The women in Banshees are secondary but important characters. Pádraic’s sister Siobhán tries to be a peacemaker between the two at first. She is blunt, smart, and fearless. She will tell anyone what they need to hear, whether they like it or not. The literary one in the small Súilleabháin family, I like to think she represents the influential writer Dorothy MacArdle. MacArdle was an outspoken independent thinker who eventually sided with anti-treaty sentiment. She went on to write one of the seminal works on the fight for an independent Ireland, The Irish Republic (She also wrote three wonderful novels, one of which was adapted into The Uninvited (1944)). MacArdle ultimately sided with Eamon de Valera and the anti-treaty stance though she and de Valera always felt uneasy with the violence against their own countrymen that ensued.

Siobhán is clear headed and thoughtful.

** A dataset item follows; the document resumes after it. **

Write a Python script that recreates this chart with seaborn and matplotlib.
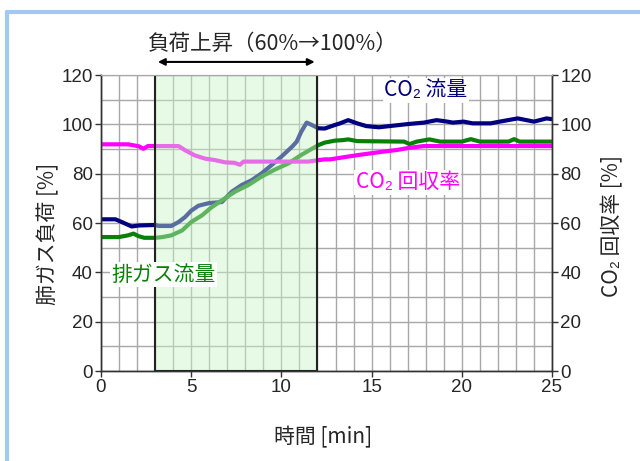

Her opinions are strong but they are rooted in studied consideration. And when logic seems to have escaped Colm and Pádraic’s fight, she extricates herself in search of more learned people, or at least people interested in becoming learned.

Then there is the old woman, Mrs. McCormick, who hovers on the edges of everything. She is the oracle, the banshee who warns. She represents the ancient aspects of Ireland, the vaguely supernatural, connection to the natural, and the magical. She appears unexpectedly but precisely as though she has the ability to simply materialize. She dispenses wisdom without making judgment – or at least, she does not share her opinions. She simply points out the obvious, reminds people what is right in front of them.

Mrs. McCormick is also central to the overarching fabulist structure of the story. Ireland’s traditions include rich storytelling and fables, often woven into the deep Catholic presence in the country. A large statue of Mary, painted bright blue and white, is one the few colorful things on the island. It stands at the fork in the road, overseeing all the choices the villagers make – just as the banshee does, draped in her cloak.

The film takes joy in molding the story as a fable, making it feel like a tale from the past as much as it is an allegory for the immediate war on the islanders’ doorstep. Inisherin, translated as Island of Ireland, isn’t a real place, but its misty nonexistence only underscores the fabulism carefully constructed by the movie. Inisherin is real only on the screen, but the complications of friendship, identity, and legacy are enduring.